State Game and Fish commissioner Kurt Davis interpreted the commission’s position on Friday as giving agency staff permission to move ahead with a “plan to come up with a plan.”
“We’re a long ways from soup,” agreed Commissioner John Harris.
MIXED MESSAGES
The move is a necessary first step in reopening the long and convoluted saga of wolf recovery in the Southwest.
“This agency has sent some mixed messages on wolves over the years,” Sandy Bahr of the Sierra Club’s Grand Canyon Chapter told commissioners Friday.
She said the state agency should be glad to finally see a comprehensive wolf recovery plan from the federal government.
Emily Nelson of the Grand Canyon Wolf Recovery Project in Flagstaff said in an interview with the Daily Sun that none of the conservation groups were happy with the USFWS initial proposal because it doesn’t include some of the “last, best area for wolves.”
Scientists have identified the Grand Canyon as prime wolf territory.

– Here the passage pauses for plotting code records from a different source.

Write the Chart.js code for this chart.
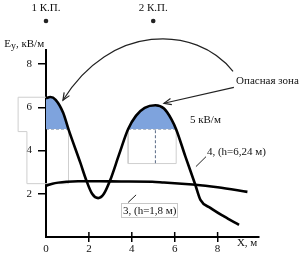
<!DOCTYPE html>
<html>
<head>
<meta charset="utf-8">
<script src="https://cdn.jsdelivr.net/npm/chart.js@4/dist/chart.umd.min.js"></script>
<style>
  html, body { margin: 0; padding: 0; background: #fff; }
  #wrap { width: 304px; height: 259px; }
</style>
</head>
<body>
<div id="wrap"><canvas id="c"></canvas></div>
<script>
/* ── data ── */
const xTicks = [0, 2, 4, 6, 8];
const yTicks = [2, 4, 6, 8];

// curve 4 (h = 6,24 m)
const curve4X = [0, 0.2, 0.45, 0.8, 1.05, 1.6, 1.87, 2.15, 2.43, 2.7, 3.0, 3.4, 3.83, 4.2, 4.6, 5.1, 5.5, 5.85, 6.07, 6.5, 6.96, 7.2, 7.66, 8.3, 9.0];
const curve4Y = [6.42, 6.48, 6.35, 5.75, 4.98, 3.44, 2.65, 2.0, 1.8, 2.0, 2.65, 3.8, 5.0, 5.62, 5.98, 6.1, 5.95, 5.45, 4.98, 3.72, 2.42, 1.72, 1.35, 0.95, 0.56];

// curve 3 (h = 1,8 m)
const curve3X = [0, 0.3, 0.98, 1.5, 2.5, 3.5, 4.95, 5.5, 6.5, 6.96, 8.0, 9.39];
const curve3Y = [2.37, 2.47, 2.56, 2.58, 2.58, 2.57, 2.56, 2.52, 2.45, 2.42, 2.3, 2.09];

const dangerLevel = 5;
const dangerSpans = [[0, 1.05], [3.83, 6.07]];
const peak2 = [5.1, 6.1];
const peakDropTo = 3.4;

// faint frames left in the original figure
const frameLeftX = [1.05, 1.05, -0.89, -0.89, -1.3, -1.3, 0];
const frameLeftY = [4.9, 2.47, 2.47, 4.88, 4.88, 6.47, 6.47];
const frameRightX = [3.83, 3.83, 6.07, 6.07];
const frameRightY = [5.0, 3.4, 3.4, 5.0];

const pts = (xs, ys) => xs.map((x, i) => ({ x: x, y: ys[i] }));

/* ── annotations (data units) ── */
const labels = [
  { text: '1 К.П.', x: 0, y: 10.47, align: 'center' },
  { text: '2 К.П.', x: 5.0, y: 10.47, align: 'center' },
  { text: 'Опасная зона', x: 8.86, y: 7.07, align: 'left' },
  { text: '5 кВ/м', x: 6.71, y: 5.3, align: 'left' },
  { text: '4, (h=6,24 м)', x: 7.5, y: 3.81, align: 'left' },
  { text: 'X, м', x: 8.9, y: -0.42, align: 'left' }
];
const dots = [[0, 10.0], [5.0, 10.0]];
const leaders = [
  [[6.99, 3.26], [7.46, 3.72]],
  [[4.2, 1.95], [3.83, 1.6]]
];

const FONT = "11px 'Liberation Serif', 'Times New Roman', serif";

const annotate = {
  id: 'annotate',
  afterDatasetsDraw(chart) {
    const { ctx, scales: { x, y } } = chart;
    const px = v => x.getPixelForValue(v);
    const py = v => y.getPixelForValue(v);
    ctx.save();

    // x tick marks poke above the axis too
    ctx.strokeStyle = '#000';
    ctx.lineWidth = 1.5;
    xTicks.forEach(t => {
      if (t === 0) return;
      ctx.beginPath();
      ctx.moveTo(px(t), py(0) - 5);
      ctx.lineTo(px(t), py(0));
      ctx.stroke();
    });

    ctx.font = FONT;
    ctx.fillStyle = '#111';
    ctx.textBaseline = 'alphabetic';
    labels.forEach(l => {
      ctx.textAlign = l.align;
      ctx.fillText(l.text, px(l.x), py(l.y));
    });

    // axis title Ey, кВ/м
    ctx.textAlign = 'left';
    let ax = px(-1.95), ay = py(8.79);
    ctx.fillText('E', ax, ay);
    ax += ctx.measureText('E').width;
    ctx.font = "10px 'Liberation Serif', serif";
    ctx.fillText('y', ax, ay + 1.5);
    ax += ctx.measureText('y').width;
    ctx.font = FONT;
    ctx.fillText(', кВ/м', ax, ay);

    // boxed label 3
    const t3 = '3, (h=1,8 м)';
    const bx = px(3.59), by = py(1.07);
    ctx.fillText(t3, bx, by);
    const w3 = ctx.measureText(t3).width;
    ctx.strokeStyle = '#c8c8c8';
    ctx.lineWidth = 1;
    ctx.strokeRect(Math.round(bx) - 1.5, Math.round(by) - 10.5, Math.round(w3) + 3, 14);

    // dots
    ctx.fillStyle = '#222';
    dots.forEach(d => {
      ctx.beginPath();
      ctx.arc(px(d[0]), py(d[1]), 2.3, 0, Math.PI * 2);
      ctx.fill();
    });

    // leader lines
    ctx.strokeStyle = '#222';
    ctx.lineWidth = 1;
    leaders.forEach(s => {
      ctx.beginPath();
      ctx.moveTo(px(s[0][0]), py(s[0][1]));
      ctx.lineTo(px(s[1][0]), py(s[1][1]));
      ctx.stroke();
    });

    // arrows to the danger zones
    const head = (fx, fy, tx, ty) => {
      const a = Math.atan2(ty - fy, tx - fx), L = 8, s = 0.4;
      ctx.beginPath();
      ctx.moveTo(tx - L * Math.cos(a - s), ty - L * Math.sin(a - s));
      ctx.lineTo(tx, ty);
      ctx.lineTo(tx - L * Math.cos(a + s), ty - L * Math.sin(a + s));
      ctx.stroke();
    };
    ctx.lineWidth = 1.2;
    const p0 = [px(8.72), py(7.67)], c1 = [px(6.95), py(9.86)], c2 = [px(2.98), py(9.86)], p3 = [px(0.79), py(6.33)];
    ctx.beginPath();
    ctx.moveTo(p0[0], p0[1]);
    ctx.bezierCurveTo(c1[0], c1[1], c2[0], c2[1], p3[0], p3[1]);
    ctx.stroke();
    head(c2[0], c2[1], p3[0], p3[1]);

    const s0 = [px(8.76), py(6.93)], s1 = [px(5.5), py(6.19)];
    ctx.beginPath();
    ctx.moveTo(s0[0], s0[1]);
    ctx.lineTo(s1[0], s1[1]);
    ctx.stroke();
    head(s0[0], s0[1], s1[0], s1[1]);

    ctx.restore();
  }
};

const dashColor = '#5a6b86';
const dangerDatasets = dangerSpans.map(s => ({
  data: [{ x: s[0], y: dangerLevel }, { x: s[1], y: dangerLevel }],
  showLine: true, borderColor: dashColor, borderWidth: 1, borderDash: [3, 2],
  pointRadius: 0, fill: false, order: 2
}));

new Chart(document.getElementById('c'), {
  type: 'scatter',
  data: {
    datasets: [
      {
        data: pts(curve4X, curve4Y),
        showLine: true, borderColor: '#000', borderWidth: 2.6,
        cubicInterpolationMode: 'monotone', pointRadius: 0,
        fill: { target: { value: dangerLevel }, above: '#7ea3dd', below: 'rgba(0,0,0,0)' },
        order: 0
      },
      {
        data: pts(curve3X, curve3Y),
        showLine: true, borderColor: '#000', borderWidth: 2.6,
        cubicInterpolationMode: 'monotone', pointRadius: 0, fill: false, order: 0
      },
      ...dangerDatasets,
      {
        data: [{ x: peak2[0], y: peak2[1] }, { x: peak2[0], y: peakDropTo }],
        showLine: true, borderColor: dashColor, borderWidth: 1, borderDash: [3, 2],
        pointRadius: 0, fill: false, order: 2
      },
      {
        data: pts(frameLeftX, frameLeftY),
        showLine: true, borderColor: '#cfcfcf', borderWidth: 1,
        pointRadius: 0, fill: false, clip: false, order: 3
      },
      {
        data: pts(frameRightX, frameRightY),
        showLine: true, borderColor: '#cfcfcf', borderWidth: 1,
        pointRadius: 0, fill: false, clip: false, order: 3
      }
    ]
  },
  options: {
    responsive: true,
    maintainAspectRatio: false,
    animation: false,
    events: [],
    layout: { padding: { top: 50, right: 45, left: 0, bottom: 0 } },
    plugins: { legend: { display: false }, tooltip: { enabled: false } },
    scales: {
      x: {
        type: 'linear', min: 0, max: 9.93,
        afterBuildTicks: s => { s.ticks = xTicks.map(v => ({ value: v })); },
        afterFit: s => { s.height = 22; },
        border: { display: true, color: '#000', width: 2 },
        grid: {
          display: true, drawOnChartArea: false, drawTicks: true, tickLength: 5,
          color: c => (c.tick && c.tick.value === 0) ? 'rgba(0,0,0,0)' : '#000', lineWidth: 1.5
        },
        ticks: { color: '#111', padding: 1, maxRotation: 0, font: { family: "'Liberation Serif', serif", size: 11 } }
      },
      y: {
        // max chosen so the 5 kV/m level lands on a whole pixel row
        type: 'linear', min: 0, max: 8.657,
        afterBuildTicks: s => { s.ticks = yTicks.map(v => ({ value: v })); },
        afterFit: s => { s.width = 46; },
        border: { display: true, color: '#000', width: 2 },
        grid: { display: true, drawOnChartArea: false, drawTicks: true, tickLength: 8, color: '#000', lineWidth: 1.5 },
        ticks: { color: '#111', padding: 6, font: { family: "'Liberation Serif', serif", size: 11 } }
      }
    }
  },
  plugins: [annotate]
});
</script>
</body>
</html>
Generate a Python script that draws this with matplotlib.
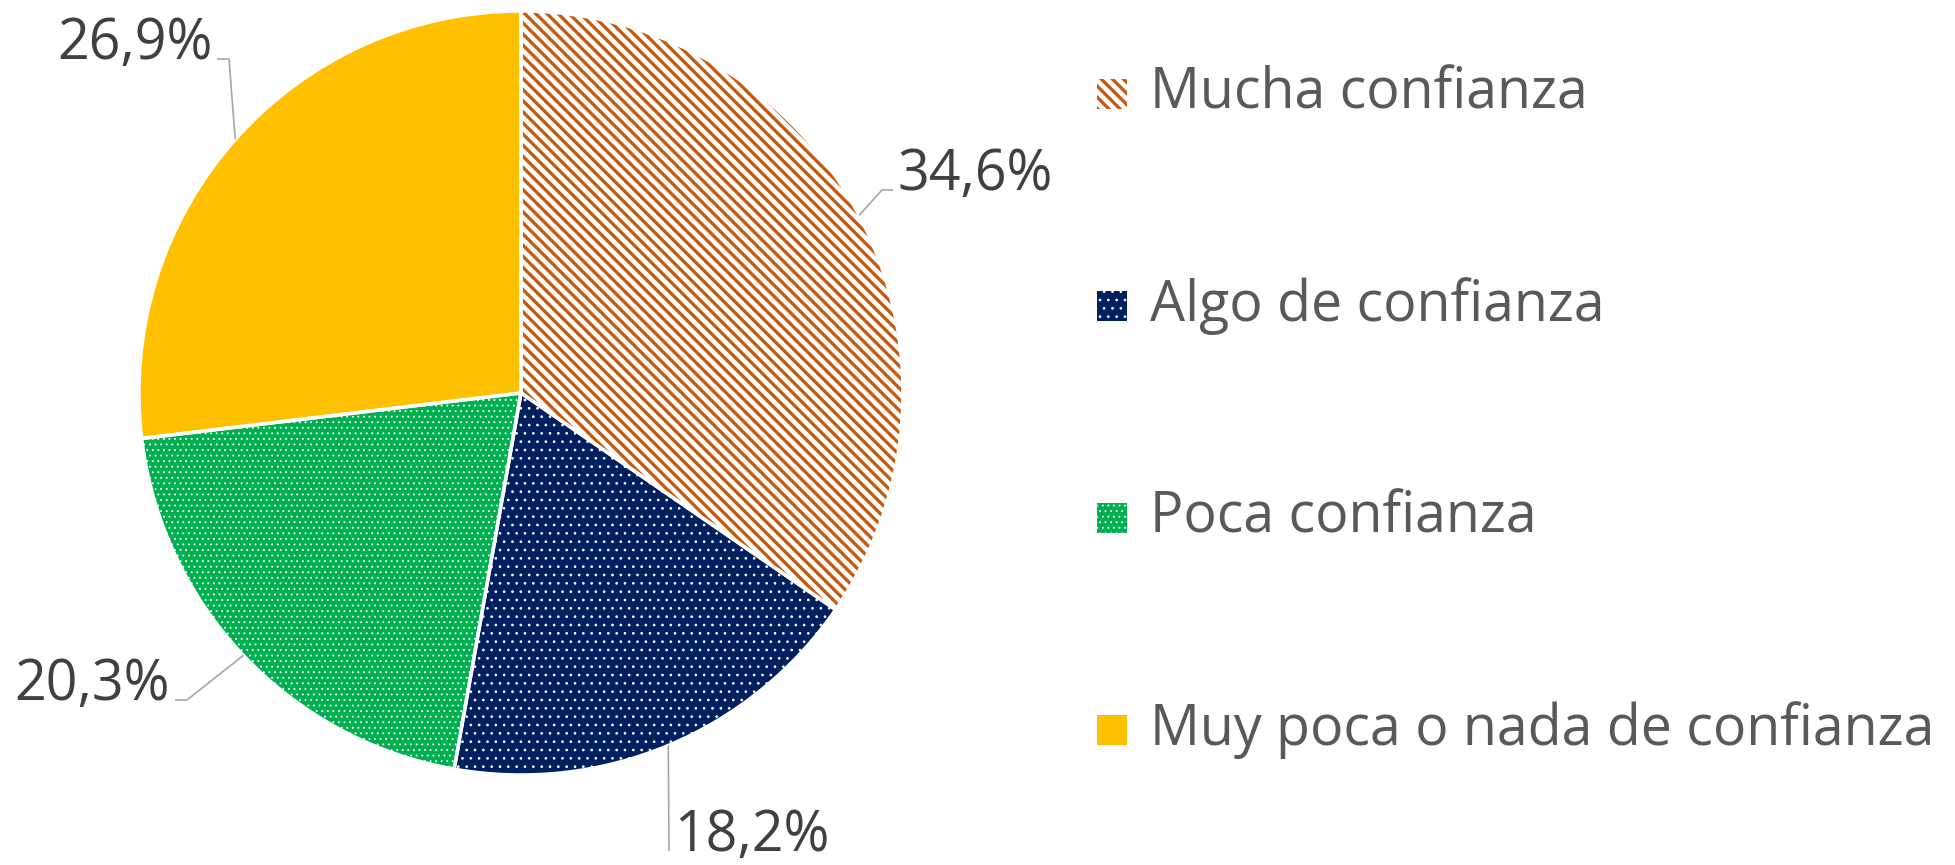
import matplotlib
matplotlib.use("Agg")
import matplotlib.pyplot as plt
from matplotlib.patches import Rectangle
import numpy as np

# data
categories = ["Mucha confianza", "Algo de confianza", "Poca confianza",
              "Muy poca o nada de confianza"]
shares = [34.6, 18.2, 20.3, 26.9]
value_labels = ["34,6%", "18,2%", "20,3%", "26,9%"]

face_colors = ["white", "#002060", "#00B050", "#FFC000"]
hatch_colors = ["#C55A11", "white", "white", "#FFC000"]
# agg draws 6 hatch lines per char per inch
hatches = ["\\\\\\", "..", "...", None]
hatch_widths = [2.4, 0.7, 0.6, 1.0]

plt.rcParams["font.family"] = ["Open Sans", "DejaVu Sans"]

W, H = 1955, 865
fig = plt.figure(figsize=(W / 100, H / 100), dpi=100)
ax = fig.add_axes([0, 0, 1, 1])

# pie placed in pixel units (y measured from the bottom)
cx, cy, r = 521, H - 393, 382

wedges, _ = ax.pie(shares, colors=face_colors, startangle=90, counterclock=False,
                   center=(cx, cy), radius=r, wedgeprops=dict(linewidth=0))
for w, hc, ht, hw in zip(wedges, hatch_colors, hatches, hatch_widths):
    w.set_edgecolor(hc)
    if ht:
        w.set_hatch(ht)
        w.set_hatch_linewidth(hw)

# white separators on top
ax.pie(shares, colors=["none"] * 4, startangle=90, counterclock=False,
       center=(cx, cy), radius=r,
       wedgeprops=dict(linewidth=2.5, edgecolor="white", facecolor="none"))

ax.set_xlim(0, W)
ax.set_ylim(0, H)
ax.set_aspect("auto")
ax.axis("off")

# leader lines start at mid-angle of each slice
ends = np.cumsum(shares)
mids = 90 - (ends - np.array(shares) / 2) / 100 * 360
# (knee, end, text x, alignment) in image pixels
leaders = [
    ((882, 190), (893, 190), 898, "left"),
    ((669, 851), (669, 851), 674, "left"),
    ((187, 700), (175, 700), 170, "right"),
    ((229, 59), (217, 59), 213, "right"),
]
for ang, lab, (knee, end, tx, ha) in zip(mids, value_labels, leaders):
    a = np.deg2rad(ang)
    sx, sy = cx + r * np.cos(a), cy + r * np.sin(a)
    ax.plot([sx, knee[0], end[0]], [sy, H - knee[1], H - end[1]],
            color="#A6A6A6", lw=1.2, solid_capstyle="butt")
    ax.text(tx, H - end[1], lab, ha=ha, va="baseline", fontsize=40, color="#404040")

# legend drawn by hand
rows = [94, 306, 518, 730]
for y, cat, fc, hc, ht, hw in zip(rows, categories, face_colors, hatch_colors,
                                  hatches, hatch_widths):
    box = Rectangle((1097, H - y - 15), 30, 30, facecolor=fc, edgecolor=hc,
                    linewidth=0, hatch=ht)
    if ht:
        box.set_hatch_linewidth(hw)
    ax.add_patch(box)
    ax.text(1150, H - y, cat, ha="left", va="center", fontsize=40, color="#595959")

fig.savefig("out.png", dpi=100)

“There’s no reason to keep that arbitrary boundary to the north,” Bahr said of the Interstate 40 line on the revised wolf recovery map.
WHY NOT NORTH OF I-40?
While the current population has never gotten close to the goal of 100 wolves, which was set in 1982, scientists say that as many as 200 wolves could be supported in the Grand Canyon region alone.
“They’re expanding the territory from the Blue Range, which is good, but it’s just making the box bigger,” Nelson said. “There are already studies which support wolves in the Grand Canyon area, but they’re not including that area.”
Added Nelson: “Both agencies are making a political decision.”
In the Blue Range, the wolves have often been shot by ranchers worried about their livestock. Earlier this summer a female wolf with pups was found shot to death in New Mexico, with her offspring assumed dead.
“If they expanded into the Mogollon Rim area, they would still be susceptible to being removed for livestock depredation,” Nelson said. “It’s still jeopardizing the population of the species when there are not very many left out there.”
CHANGE THE MANAGEMENT
Judy Prosser is the third generation of her family to operate the Bar-T-Bar ranch south of Mormon Lake on Anderson Mesa.
She owns some 2,000 head of livestock and boasts the Southwest’s “largest selection of Balancer and Angus bulls.” Her grazing lands would be inside the expanded Mexican gray wolf recovery area.
Prosser says that her ranching friends in the current recovery area have struggled and not been happy with the way things were managed. Losing livestock has affected their pocketbooks.
“The program has not been successful. I don’t think anyone has been happy with the outcome,” she said.
She said that she might be supportive of a renewed wolf effort if it was done under the control of state Game and Fish, but not with the same federal management.
“We just don’t live in an isolated, unpopulated place,” Prosser said. “Coconino is one of the most highly recreated counties in the state. I don’t think campers and homeowners in the Happy Jack and Blue Ridge area need to be concerned with letting their kids and pets outside their homes.”